** START OF Material provided **
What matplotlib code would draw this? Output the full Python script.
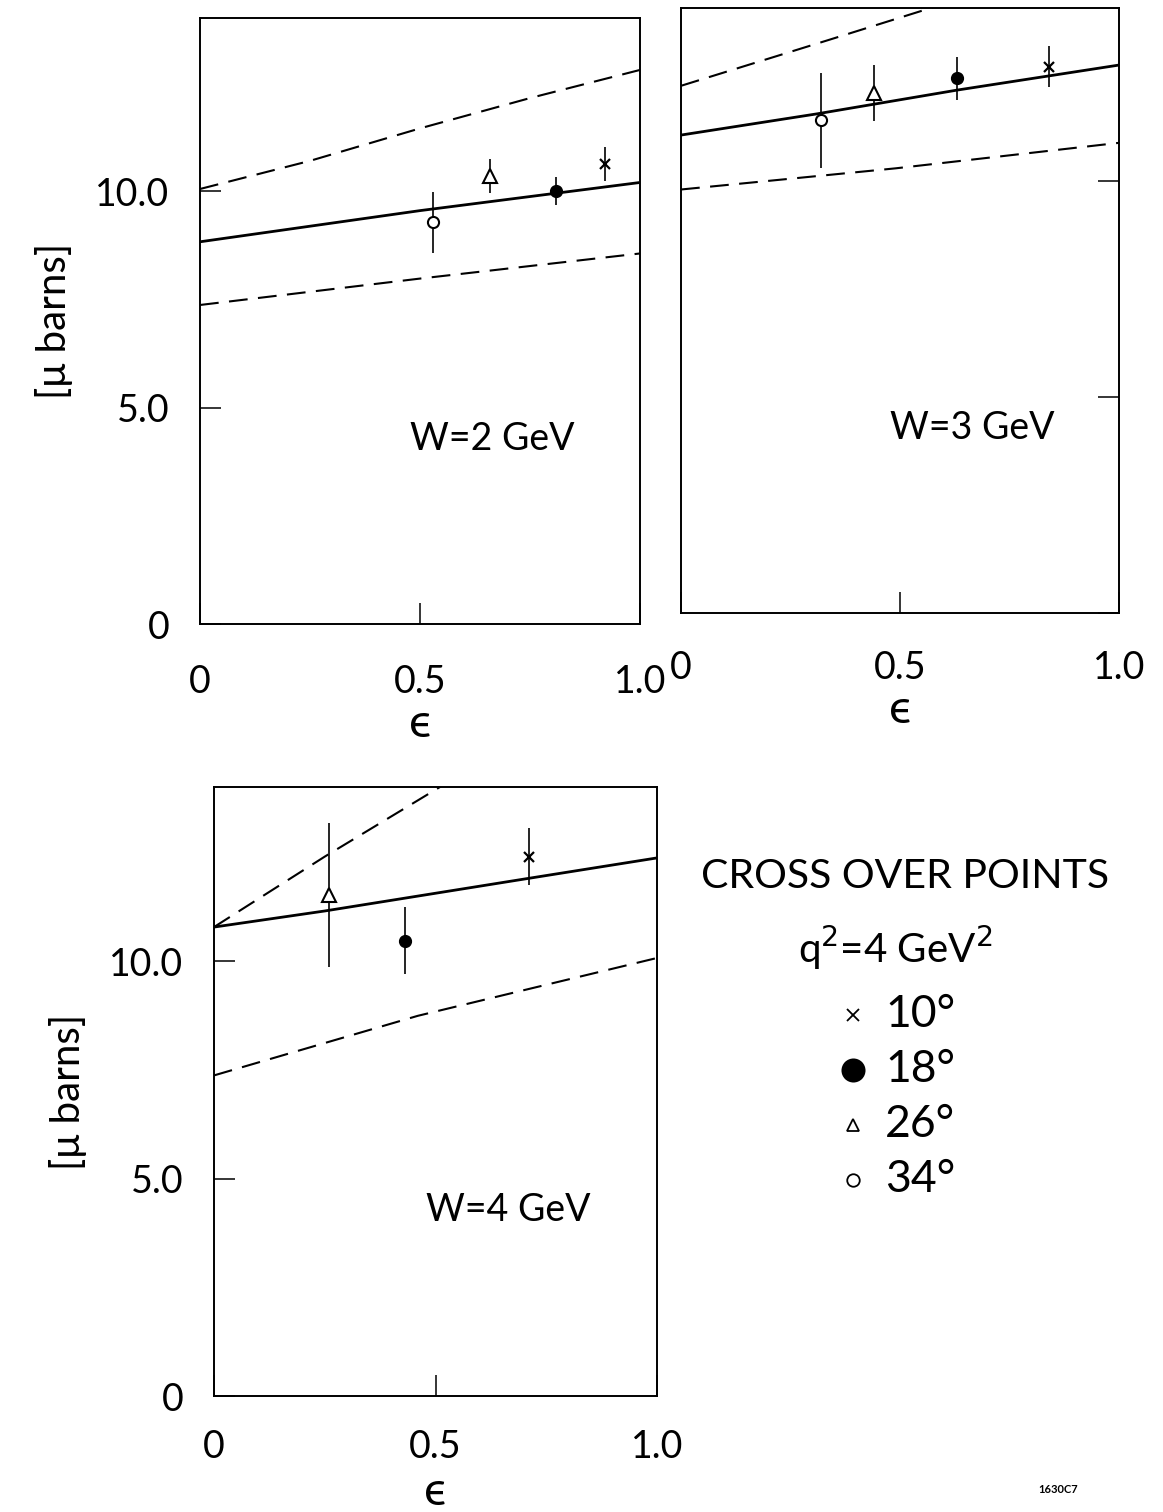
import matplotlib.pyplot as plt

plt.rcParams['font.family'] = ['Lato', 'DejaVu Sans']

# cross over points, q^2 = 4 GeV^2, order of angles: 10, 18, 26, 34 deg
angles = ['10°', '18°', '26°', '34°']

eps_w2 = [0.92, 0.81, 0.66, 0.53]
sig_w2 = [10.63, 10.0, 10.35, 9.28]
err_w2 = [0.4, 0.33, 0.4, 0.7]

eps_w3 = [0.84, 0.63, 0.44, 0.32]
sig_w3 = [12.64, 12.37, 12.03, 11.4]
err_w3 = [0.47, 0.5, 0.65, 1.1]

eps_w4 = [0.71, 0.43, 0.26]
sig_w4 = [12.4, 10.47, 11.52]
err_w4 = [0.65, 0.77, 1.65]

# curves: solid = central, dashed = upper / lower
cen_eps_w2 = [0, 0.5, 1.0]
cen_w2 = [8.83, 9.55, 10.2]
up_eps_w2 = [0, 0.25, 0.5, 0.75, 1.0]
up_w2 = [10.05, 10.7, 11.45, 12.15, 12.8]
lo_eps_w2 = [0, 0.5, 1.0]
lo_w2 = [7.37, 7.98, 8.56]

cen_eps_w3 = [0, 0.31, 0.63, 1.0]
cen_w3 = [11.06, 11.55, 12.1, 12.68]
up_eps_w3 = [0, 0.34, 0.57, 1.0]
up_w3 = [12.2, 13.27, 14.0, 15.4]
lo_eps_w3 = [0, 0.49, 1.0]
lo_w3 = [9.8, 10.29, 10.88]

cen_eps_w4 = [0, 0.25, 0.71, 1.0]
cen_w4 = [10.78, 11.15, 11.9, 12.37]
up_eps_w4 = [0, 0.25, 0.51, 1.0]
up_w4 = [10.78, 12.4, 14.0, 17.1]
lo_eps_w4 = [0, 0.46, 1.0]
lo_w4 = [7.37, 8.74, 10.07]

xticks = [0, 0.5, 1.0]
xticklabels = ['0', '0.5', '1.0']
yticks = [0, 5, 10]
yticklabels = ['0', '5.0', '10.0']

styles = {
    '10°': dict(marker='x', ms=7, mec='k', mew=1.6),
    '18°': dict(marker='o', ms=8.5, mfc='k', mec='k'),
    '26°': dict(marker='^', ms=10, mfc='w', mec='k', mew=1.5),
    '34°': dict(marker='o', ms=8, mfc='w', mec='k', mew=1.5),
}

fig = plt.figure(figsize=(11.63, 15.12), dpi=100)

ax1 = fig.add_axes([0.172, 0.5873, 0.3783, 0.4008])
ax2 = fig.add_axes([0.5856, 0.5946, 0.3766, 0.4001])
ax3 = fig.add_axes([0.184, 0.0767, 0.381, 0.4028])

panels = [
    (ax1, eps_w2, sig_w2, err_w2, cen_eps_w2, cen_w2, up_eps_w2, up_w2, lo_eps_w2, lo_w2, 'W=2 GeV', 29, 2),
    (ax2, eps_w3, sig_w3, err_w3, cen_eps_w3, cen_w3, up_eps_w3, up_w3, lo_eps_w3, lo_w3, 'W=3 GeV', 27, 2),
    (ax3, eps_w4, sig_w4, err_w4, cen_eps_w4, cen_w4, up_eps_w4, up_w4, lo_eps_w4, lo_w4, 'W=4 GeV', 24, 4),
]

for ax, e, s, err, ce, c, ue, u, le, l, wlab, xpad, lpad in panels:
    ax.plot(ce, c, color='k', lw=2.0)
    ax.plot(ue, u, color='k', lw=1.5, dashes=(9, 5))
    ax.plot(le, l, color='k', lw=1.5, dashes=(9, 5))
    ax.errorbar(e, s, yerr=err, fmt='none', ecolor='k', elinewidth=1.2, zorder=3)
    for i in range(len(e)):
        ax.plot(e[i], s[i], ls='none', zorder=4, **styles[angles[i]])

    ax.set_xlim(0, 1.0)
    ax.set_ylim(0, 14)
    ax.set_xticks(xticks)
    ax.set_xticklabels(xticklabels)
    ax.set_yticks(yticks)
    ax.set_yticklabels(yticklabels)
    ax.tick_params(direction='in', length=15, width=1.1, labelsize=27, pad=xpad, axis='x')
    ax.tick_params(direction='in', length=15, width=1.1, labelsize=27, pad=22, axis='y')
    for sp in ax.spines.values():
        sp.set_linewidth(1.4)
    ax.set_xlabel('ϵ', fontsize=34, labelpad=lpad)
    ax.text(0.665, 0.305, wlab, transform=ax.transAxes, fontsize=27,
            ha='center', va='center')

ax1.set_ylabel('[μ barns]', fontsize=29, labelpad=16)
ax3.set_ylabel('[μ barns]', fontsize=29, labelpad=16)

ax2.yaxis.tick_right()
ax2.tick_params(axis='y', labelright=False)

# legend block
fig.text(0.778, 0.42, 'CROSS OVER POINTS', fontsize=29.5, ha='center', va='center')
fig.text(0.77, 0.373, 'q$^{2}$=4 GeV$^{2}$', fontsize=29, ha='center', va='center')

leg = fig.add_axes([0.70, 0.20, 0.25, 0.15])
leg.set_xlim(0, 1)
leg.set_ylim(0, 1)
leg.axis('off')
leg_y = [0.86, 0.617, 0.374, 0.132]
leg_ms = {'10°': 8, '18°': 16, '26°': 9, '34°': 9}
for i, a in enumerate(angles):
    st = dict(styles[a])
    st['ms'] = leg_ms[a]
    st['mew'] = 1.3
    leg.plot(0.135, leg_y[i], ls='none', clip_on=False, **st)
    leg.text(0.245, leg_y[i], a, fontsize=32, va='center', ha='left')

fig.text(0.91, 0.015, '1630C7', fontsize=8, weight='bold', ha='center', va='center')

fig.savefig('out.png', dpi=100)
** END OF Material provided **
§ **What is being asked**:
Repeat, exactly and in full, each line from the start of the data to the line that contains "lo_w3 = [9.8, 10.29, 10.88]". Pictures do not go in.

§ **Completed task**:
What matplotlib code would draw this? Output the full Python script.
import matplotlib.pyplot as plt

plt.rcParams['font.family'] = ['Lato', 'DejaVu Sans']

# cross over points, q^2 = 4 GeV^2, order of angles: 10, 18, 26, 34 deg
angles = ['10°', '18°', '26°', '34°']

eps_w2 = [0.92, 0.81, 0.66, 0.53]
sig_w2 = [10.63, 10.0, 10.35, 9.28]
err_w2 = [0.4, 0.33, 0.4, 0.7]

eps_w3 = [0.84, 0.63, 0.44, 0.32]
sig_w3 = [12.64, 12.37, 12.03, 11.4]
err_w3 = [0.47, 0.5, 0.65, 1.1]

eps_w4 = [0.71, 0.43, 0.26]
sig_w4 = [12.4, 10.47, 11.52]
err_w4 = [0.65, 0.77, 1.65]

# curves: solid = central, dashed = upper / lower
cen_eps_w2 = [0, 0.5, 1.0]
cen_w2 = [8.83, 9.55, 10.2]
up_eps_w2 = [0, 0.25, 0.5, 0.75, 1.0]
up_w2 = [10.05, 10.7, 11.45, 12.15, 12.8]
lo_eps_w2 = [0, 0.5, 1.0]
lo_w2 = [7.37, 7.98, 8.56]

cen_eps_w3 = [0, 0.31, 0.63, 1.0]
cen_w3 = [11.06, 11.55, 12.1, 12.68]
up_eps_w3 = [0, 0.34, 0.57, 1.0]
up_w3 = [12.2, 13.27, 14.0, 15.4]
lo_eps_w3 = [0, 0.49, 1.0]
lo_w3 = [9.8, 10.29, 10.88]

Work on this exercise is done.